Stated problem => Transcribe the records below exactly, from their first line through the line containing "import pandas as pd". Omit every line after it.

──────── Provided records ────────

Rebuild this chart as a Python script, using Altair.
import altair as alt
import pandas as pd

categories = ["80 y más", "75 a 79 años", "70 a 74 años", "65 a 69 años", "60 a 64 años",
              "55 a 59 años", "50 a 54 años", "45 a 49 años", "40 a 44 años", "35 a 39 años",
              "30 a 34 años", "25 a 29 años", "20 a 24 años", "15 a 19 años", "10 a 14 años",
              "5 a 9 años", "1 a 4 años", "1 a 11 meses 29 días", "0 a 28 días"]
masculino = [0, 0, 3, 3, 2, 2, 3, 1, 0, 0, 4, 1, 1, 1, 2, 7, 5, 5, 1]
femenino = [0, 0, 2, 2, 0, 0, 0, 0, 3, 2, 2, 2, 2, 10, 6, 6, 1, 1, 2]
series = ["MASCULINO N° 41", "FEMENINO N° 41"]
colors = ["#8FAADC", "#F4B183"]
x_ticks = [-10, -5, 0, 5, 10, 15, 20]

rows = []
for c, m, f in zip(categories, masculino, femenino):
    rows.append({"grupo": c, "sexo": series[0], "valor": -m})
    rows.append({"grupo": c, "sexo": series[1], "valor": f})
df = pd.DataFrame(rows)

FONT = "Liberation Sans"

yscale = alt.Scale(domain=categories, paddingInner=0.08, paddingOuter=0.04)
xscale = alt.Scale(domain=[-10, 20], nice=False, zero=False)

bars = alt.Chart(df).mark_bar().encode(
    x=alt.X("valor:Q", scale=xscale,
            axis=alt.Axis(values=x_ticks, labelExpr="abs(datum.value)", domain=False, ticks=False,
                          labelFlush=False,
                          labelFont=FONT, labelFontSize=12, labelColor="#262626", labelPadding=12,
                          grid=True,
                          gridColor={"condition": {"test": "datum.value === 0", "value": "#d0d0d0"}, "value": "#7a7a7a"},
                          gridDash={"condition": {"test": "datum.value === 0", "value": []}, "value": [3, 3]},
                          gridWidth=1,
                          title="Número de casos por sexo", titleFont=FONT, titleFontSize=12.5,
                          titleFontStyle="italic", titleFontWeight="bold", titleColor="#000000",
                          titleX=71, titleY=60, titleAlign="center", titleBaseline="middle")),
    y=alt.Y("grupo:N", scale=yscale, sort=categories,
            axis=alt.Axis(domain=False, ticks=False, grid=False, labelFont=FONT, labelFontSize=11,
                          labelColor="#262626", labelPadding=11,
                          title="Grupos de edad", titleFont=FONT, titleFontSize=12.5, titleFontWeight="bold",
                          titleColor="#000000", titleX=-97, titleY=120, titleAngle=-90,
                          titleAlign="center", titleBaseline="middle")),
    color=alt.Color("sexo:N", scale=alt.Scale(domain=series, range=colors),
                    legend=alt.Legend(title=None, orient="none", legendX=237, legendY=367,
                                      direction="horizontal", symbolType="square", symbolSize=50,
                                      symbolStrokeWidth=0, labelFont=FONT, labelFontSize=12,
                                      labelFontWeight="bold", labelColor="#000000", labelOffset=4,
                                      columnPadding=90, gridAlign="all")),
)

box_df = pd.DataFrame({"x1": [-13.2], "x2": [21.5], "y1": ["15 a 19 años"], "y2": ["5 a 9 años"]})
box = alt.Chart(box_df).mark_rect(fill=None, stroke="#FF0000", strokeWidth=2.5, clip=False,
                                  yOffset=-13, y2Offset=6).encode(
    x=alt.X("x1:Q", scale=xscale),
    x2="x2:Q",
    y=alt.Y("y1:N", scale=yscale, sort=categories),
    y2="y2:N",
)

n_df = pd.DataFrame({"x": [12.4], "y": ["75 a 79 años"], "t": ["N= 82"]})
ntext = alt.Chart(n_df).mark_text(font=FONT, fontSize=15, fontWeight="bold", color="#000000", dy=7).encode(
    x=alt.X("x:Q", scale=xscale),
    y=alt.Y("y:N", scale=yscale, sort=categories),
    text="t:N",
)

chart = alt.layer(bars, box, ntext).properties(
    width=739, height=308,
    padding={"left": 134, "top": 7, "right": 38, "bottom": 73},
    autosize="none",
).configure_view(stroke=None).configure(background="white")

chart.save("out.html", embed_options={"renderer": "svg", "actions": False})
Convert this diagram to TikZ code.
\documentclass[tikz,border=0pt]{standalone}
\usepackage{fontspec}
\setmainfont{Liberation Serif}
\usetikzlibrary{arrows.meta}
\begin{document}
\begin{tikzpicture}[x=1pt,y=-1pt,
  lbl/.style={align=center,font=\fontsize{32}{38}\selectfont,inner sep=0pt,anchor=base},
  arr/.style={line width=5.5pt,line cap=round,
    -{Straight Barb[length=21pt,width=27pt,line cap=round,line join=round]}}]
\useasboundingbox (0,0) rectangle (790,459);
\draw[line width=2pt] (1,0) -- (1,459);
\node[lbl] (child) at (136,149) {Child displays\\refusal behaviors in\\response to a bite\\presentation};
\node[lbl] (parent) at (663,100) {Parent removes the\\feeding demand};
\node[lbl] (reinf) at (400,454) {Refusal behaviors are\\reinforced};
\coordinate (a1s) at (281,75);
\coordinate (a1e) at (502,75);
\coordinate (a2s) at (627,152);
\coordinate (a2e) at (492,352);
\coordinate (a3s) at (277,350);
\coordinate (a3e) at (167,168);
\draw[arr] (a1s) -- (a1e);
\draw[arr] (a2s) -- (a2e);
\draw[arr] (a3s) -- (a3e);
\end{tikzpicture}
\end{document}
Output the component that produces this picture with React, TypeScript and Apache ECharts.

────────

Right answer =>
Rebuild this chart as a Python script, using Altair.
import altair as alt
import pandas as pd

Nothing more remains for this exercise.